5. Rule 611 of Regulation NMS requires trading centers, such as Exchanges, to establish, maintain and enforce written policies and procedures reasonably designed to prevent “trade-throughs” (i.e., the execution of an order at a price that is inferior to the price of a protected quotation displayed by another trading center) in exchange-listed stocks, subject to certain exceptions. To facilitate compliance with Rule 611, Exchanges have developed the capability to route orders through broker-dealers (many of which are affiliated with the Exchanges) to other trading centers with protected quotations.

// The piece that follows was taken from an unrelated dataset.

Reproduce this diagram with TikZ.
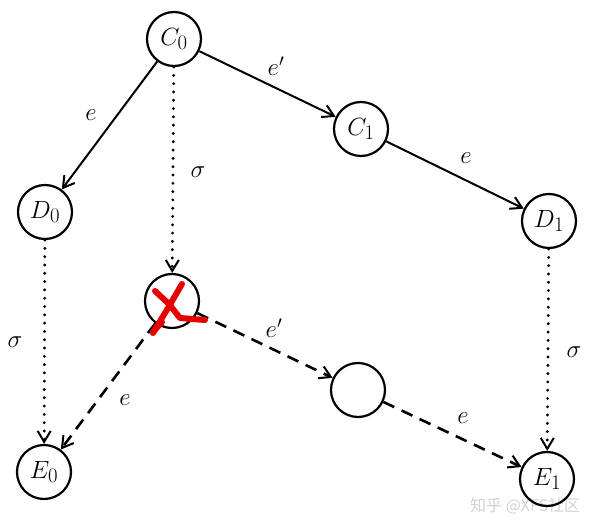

6. See Exchange Act Release No. 60405 (Jul. 30, 2009), 74 FR 39362 (Aug. 6, 2009) (the “Options Linkage Plan”). In the options market, the Options Linkage Plan is a national market system plan that requires linkages between the options Exchanges to protect the best-priced displayed quotes in the market and to avoid locked and crossed markets. It also requires each participating Exchange to establish, maintain and enforce written policies and procedures reasonably designed to prevent trade-throughs and address locked and crossed markets in eligible options classes. 

7. For purposes of relying on the Stock-Option Order Exemption, a broker-dealer is required to adhere to the definition of the term “stock-option order” set forth in the rules of the Exchange where the stock-option order is handled and of which the broker-dealer is a member.

8. See FINRA, Notice of Filing and Immediate Effectiveness of a Proposed Rule Change To Amend FINRA's Trading Activity Fee, 88 FR 42404 (Jun. 30, 2023). FINRA will implement the TAF amendment 60 days after the Amendments have been published in the Federal Register, and will announce such implementation date in a Regulatory Notice.